Dec 25, 2012
Recently, I read a LinkedIn inquiry seeking expertise in the creation of an Expo booth. I am sure many presenters have similar interests.
Expos are amazing, noisy events proliferated with bright signs, moving parts, and a few sharply dressed reps. Looking at Expos holistically by purpose helps to successfully plan one. It’s simple. It’s all about clarity.
Here are a few things I have picked up that have increased our client effectiveness.
Slow down, gain perspective. Keep in mind that while attending expositions, people seek information differently than they might while searching the web or reading trade magazines. Attendees resemble children in a candy store. They are eagerly present. They seek an experience. And they plan to go home with something.
An Expo is 10% Branding
Design your booth to create validity and to set an informed marketing presence. You must be recognizable as an authentic and cohesive vendor. An effective booth design will include the following:
1) Adherence to your overall company marketing plan.
2) Selection of colors from your branding style guide only. Keep your brand pure.
3) Assurance that your logo and tagline are readable from 50 feet and free of clutter. Simplicity wins.
4) Talented, informed representatives who are prepared to be courteous and professional. Look the part.

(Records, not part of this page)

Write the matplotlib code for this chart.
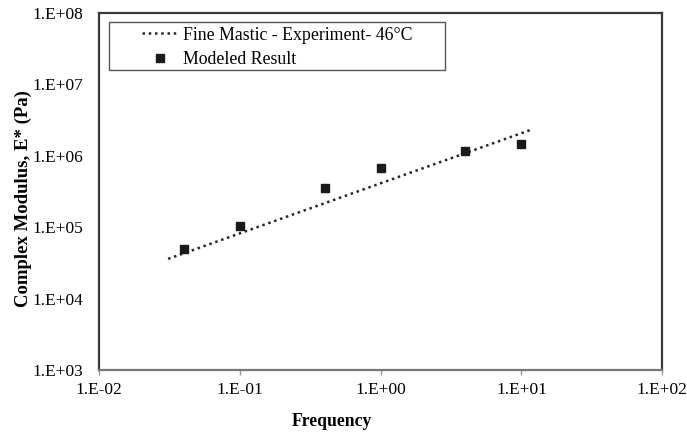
import matplotlib
matplotlib.use("Agg")
import matplotlib.pyplot as plt
import matplotlib.patches as patches

# experiment (dotted power-law line)
exp_freq = [0.031, 11.6]
exp_modulus = [3.6e4, 2.3e6]

# modeled result points
model_freq = [0.04, 0.1, 0.4, 1.0, 4.0, 10.0]
model_modulus = [4.9e4, 1.03e5, 3.5e5, 6.7e5, 1.16e6, 1.45e6]

x_ticks = [1e-2, 1e-1, 1e0, 1e1, 1e2]
x_tick_labels = ["1.E-02", "1.E-01", "1.E+00", "1.E+01", "1.E+02"]
y_ticks = [1e3, 1e4, 1e5, 1e6, 1e7, 1e8]
y_tick_labels = ["1.E+03", "1.E+04", "1.E+05", "1.E+06", "1.E+07", "1.E+08"]

plt.rcParams['font.family'] = ['Liberation Serif', 'DejaVu Serif']

fig = plt.figure(figsize=(6.87, 4.33), dpi=100)
ax = fig.add_axes([0.144, 0.1455, 0.820, 0.8245])

ax.plot(exp_freq, exp_modulus, linestyle=(0, (1, 1.5)), linewidth=1.8,
        color='#262626', label='Fine Mastic - Experiment- 46°C')
ax.plot(model_freq, model_modulus, linestyle='none', marker='s', markersize=6,
        color='#1a1a1a', label='Modeled Result')

ax.set_xscale('log')
ax.set_yscale('log')
ax.set_xlim(1e-2, 1e2)
ax.set_ylim(1e3, 1e8)
ax.set_xticks(x_ticks)
ax.set_xticklabels(x_tick_labels)
ax.set_yticks(y_ticks)
ax.set_yticklabels(y_tick_labels)
ax.minorticks_off()
ax.tick_params(axis='x', labelsize=12.5, length=3.5, color='#999999', width=1, pad=5)
ax.tick_params(axis='y', labelsize=12.5, length=0, pad=11.5)

for side in ['left', 'right', 'top', 'bottom']:
    ax.spines[side].set_linewidth(1.6)
    ax.spines[side].set_color('#3a3a3a')
ax.spines['bottom'].set_color('#777777')

ax.set_xlabel('Frequency', fontsize=12.7, fontweight='bold')
ax.set_ylabel('Complex Modulus, E* (Pa)', fontsize=13.5, fontweight='bold')
ax.xaxis.set_label_coords(0.414, -0.12)
ax.yaxis.set_label_coords(-0.118, 0.48)

# legend frame drawn separately so the padding matches the reference
frame = patches.Rectangle((0.0178, 0.84), 0.597, 0.135, transform=ax.transAxes,
                          fill=False, edgecolor='#555555', linewidth=1.0, zorder=4)
ax.add_patch(frame)
leg = ax.legend(loc='upper left', bbox_to_anchor=(0.0764, 0.962), fontsize=12.8,
                frameon=False, handlelength=2.0, handletextpad=0.3,
                borderpad=0, borderaxespad=0, labelspacing=0.42)

fig.savefig('out.png', dpi=100)
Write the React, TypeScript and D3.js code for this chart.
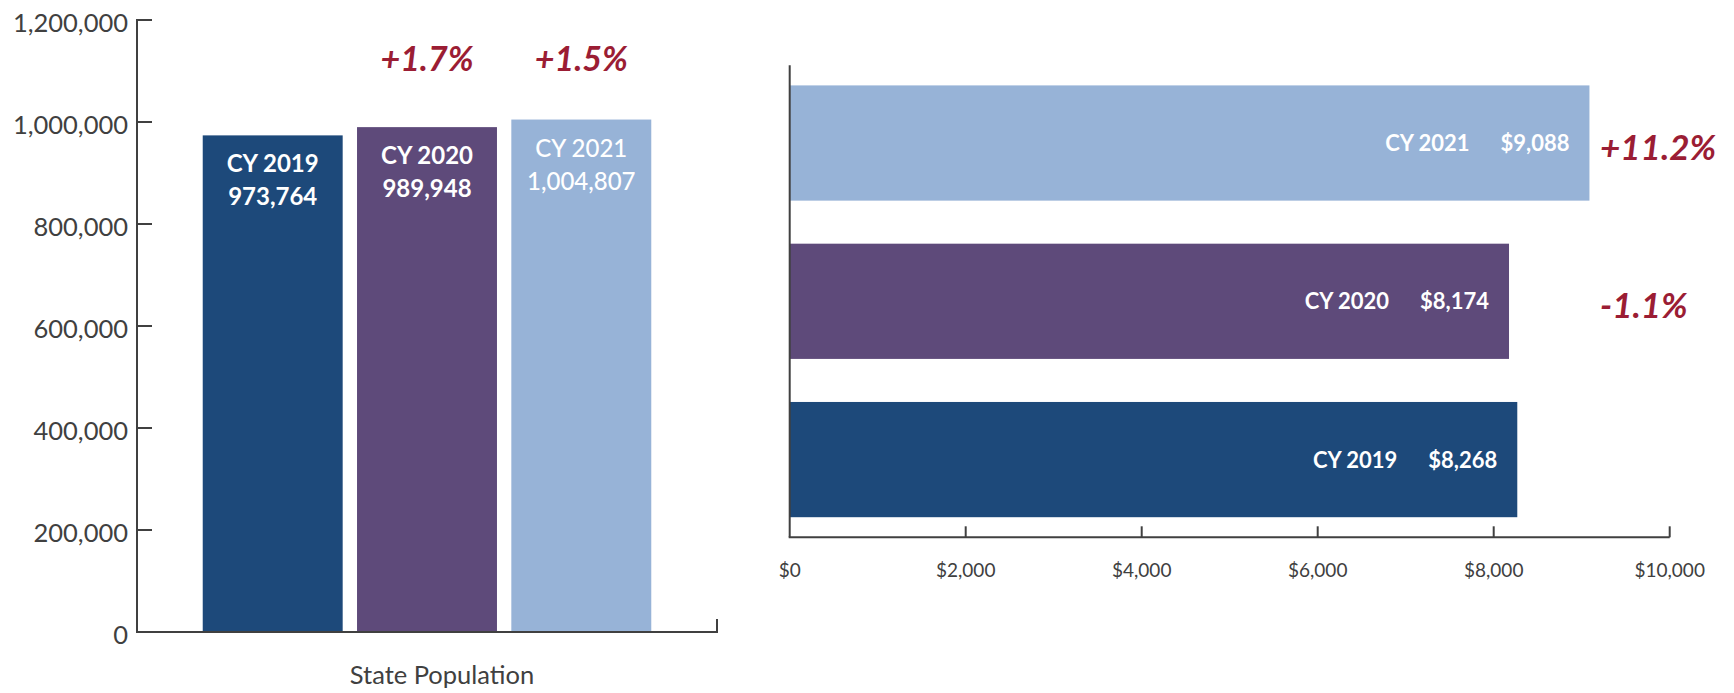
import React from "react";
import * as d3 from "d3";

// ---------- Data ----------
const popYears = ["CY 2019", "CY 2020", "CY 2021"];
const popValues = [973764, 989948, 1004807];
const popChange = ["", "+1.7%", "+1.5%"];
const popTicks = [0, 200000, 400000, 600000, 800000, 1000000, 1200000];
const popAxisLabel = "State Population";

const costYears = ["CY 2021", "CY 2020", "CY 2019"];
const costValues = [9088, 8174, 8268];
const costChange = ["+11.2%", "-1.1%", ""];
const costTicks = [0, 2000, 4000, 6000, 8000, 10000];

// ---------- Styles ----------
const yearColors: Record<string, string> = {
  "CY 2019": "#1D497A",
  "CY 2020": "#5E4A7A",
  "CY 2021": "#97B3D7",
};
const yearWeights: Record<string, number> = {
  "CY 2019": 700,
  "CY 2020": 700,
  "CY 2021": 500,
};
const RED = "#9B1D34";
const AXIS = "#404040";
const FONT = "Lato, 'Open Sans', sans-serif";

export default function App() {
  const W = 1734;
  const H = 693;

  // Left chart
  const lx0 = 137, lx1 = 717, ly0 = 632, ly1 = 20;
  const ly = d3.scaleLinear().domain([0, 1200000]).range([ly0, ly1]);
  const lx = d3.scaleBand<string>().domain(popYears).range([lx0, lx1]).paddingInner(0.093).paddingOuter(0.426);
  const fmtPop = d3.format(",");

  // Right chart
  const rx0 = 789.7, rx1 = 1669.7, ry0 = 537.3, ry1 = 65.3;
  const rx = d3.scaleLinear().domain([0, 10000]).range([rx0, rx1]);
  const ry = d3.scaleBand<string>().domain(costYears).range([ry1, ry0]).paddingInner(0.272).paddingOuter(0.127);
  const fmtCost = d3.format("$,");

  return (
    <svg width={W} height={H} style={{ position: "absolute", left: 0, top: 0, background: "#fff" }} fontFamily={FONT}>
      {/* ---- Left chart ---- */}
      {popYears.map((yr, i) => {
        const x = lx(yr)!;
        const y = ly(popValues[i]);
        const cx = x + lx.bandwidth() / 2;
        return (
          <g key={yr}>
            <rect x={x} y={y} width={lx.bandwidth()} height={ly0 - y} fill={yearColors[yr]} />
            <text x={cx} y={y + 37} textAnchor="middle" fill="#fff" fontSize={24} fontWeight={yearWeights[yr]}>{yr}</text>
            <text x={cx} y={y + 70} textAnchor="middle" fill="#fff" fontSize={24} fontWeight={yearWeights[yr]}>{fmtPop(popValues[i])}</text>
            {popChange[i] && (
              <text x={cx} y={70.7} textAnchor="middle" fill={RED} fontSize={34} fontWeight={700} fontStyle="italic">{popChange[i]}</text>
            )}
          </g>
        );
      })}
      {/* y axis */}
      <line x1={lx0} x2={lx0} y1={ly1 - 1} y2={ly0} stroke={AXIS} strokeWidth={2} />
      {popTicks.map((t) => (
        <g key={t}>
          {t > 0 && <line x1={lx0} x2={lx0 + 15} y1={ly(t)} y2={ly(t)} stroke={AXIS} strokeWidth={2} />}
          <text x={lx0 - 9} y={ly(t) + 12} textAnchor="end" fill={AXIS} fontSize={25.5}>{fmtPop(t)}</text>
        </g>
      ))}
      {/* x axis */}
      <line x1={lx0 - 1} x2={lx1} y1={ly0} y2={ly0} stroke={AXIS} strokeWidth={2} />
      <line x1={lx1} x2={lx1} y1={ly0 + 1} y2={ly0 - 13} stroke={AXIS} strokeWidth={2} />
      <text x={442} y={684} textAnchor="middle" fill={AXIS} fontSize={25.5}>{popAxisLabel}</text>

      {/* ---- Right chart ---- */}
      {costYears.map((yr, i) => {
        const y = ry(yr)!;
        const xe = rx(costValues[i]);
        const cy = y + ry.bandwidth() / 2;
        return (
          <g key={yr}>
            <rect x={rx0} y={y} width={xe - rx0} height={ry.bandwidth()} fill={yearColors[yr]} />
            <text x={xe - 20} y={cy + 8} textAnchor="end" fill="#fff" fontSize={22} fontWeight={700}>
              {yr}
              <tspan dx={31}>{fmtCost(costValues[i])}</tspan>
            </text>
            {costChange[i] && (
              <text x={1600} y={cy + 16.5} textAnchor="start" fill={RED} fontSize={35} fontWeight={700} fontStyle="italic">{costChange[i]}</text>
            )}
          </g>
        );
      })}
      <line x1={rx0} x2={rx0} y1={ry1} y2={ry0} stroke={AXIS} strokeWidth={2} />
      <line x1={rx0 - 1} x2={rx1} y1={ry0} y2={ry0} stroke={AXIS} strokeWidth={2} />
      {costTicks.map((t) => (
        <g key={t}>
          {t > 0 && <line x1={rx(t)} x2={rx(t)} y1={ry0} y2={ry0 - 11} stroke={AXIS} strokeWidth={2} />}
          <text x={rx(t)} y={576.7} textAnchor="middle" fill={AXIS} fontSize={19}>{fmtCost(t)}</text>
        </g>
      ))}
    </svg>
  );
}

An Expo is 90% Specific Niche Solution
Show attendees how you solve their needs. Think of your 30 second elevator pitch; a tool that explains why your company is in business; a brief statement of purpose that every employee of your company should have practiced to proficiency. Realize that an exposition is all about taking that elevator pitch live. Communicate the opportunity educating the attendee about solutions you provide them.
Attendees must instantly and readily recognize what’s in it for them. Remember, they are hit with offerings all around. Keep it simple.
All booth and print materials must support your claim to providing a solution. Keep content brief and informative while making it understandable for all audiences. Define your acronyms and avoid jargon. Confused or insulted attendees are dissuaded from purchasing.
Train your representatives to act as resourceful and courteous professionals. Begin with how they dress. Assure that your brand is represented tastefully. For instance, if your company colors were red, white, and blue, then one rep may wear a blue shirt while an associate wears a white shirt with blue and red accessories. Always dress in business appropriate attire that will compliment your brand.
The representatives of your company should use support materials such as handouts, charts, and other print materials only as resources. They must first connect and interact verbally with booth visitors. Someone standing at the booth passing out flyers while only smiling is a fail. And worse than that if they are not smiling! Assure that your representatives, smile, approach people respectfully, and are open to effective communication.
As I stated originally, creating an effective booth at an Expo is simple. It’s about clarity. Be eagerly attentive to the little things. Provide clear, concise information in a balanced and fair approach. Your visitors seek an experience. Provide them with one. It’s not the banner only, but your people that create the greatest success.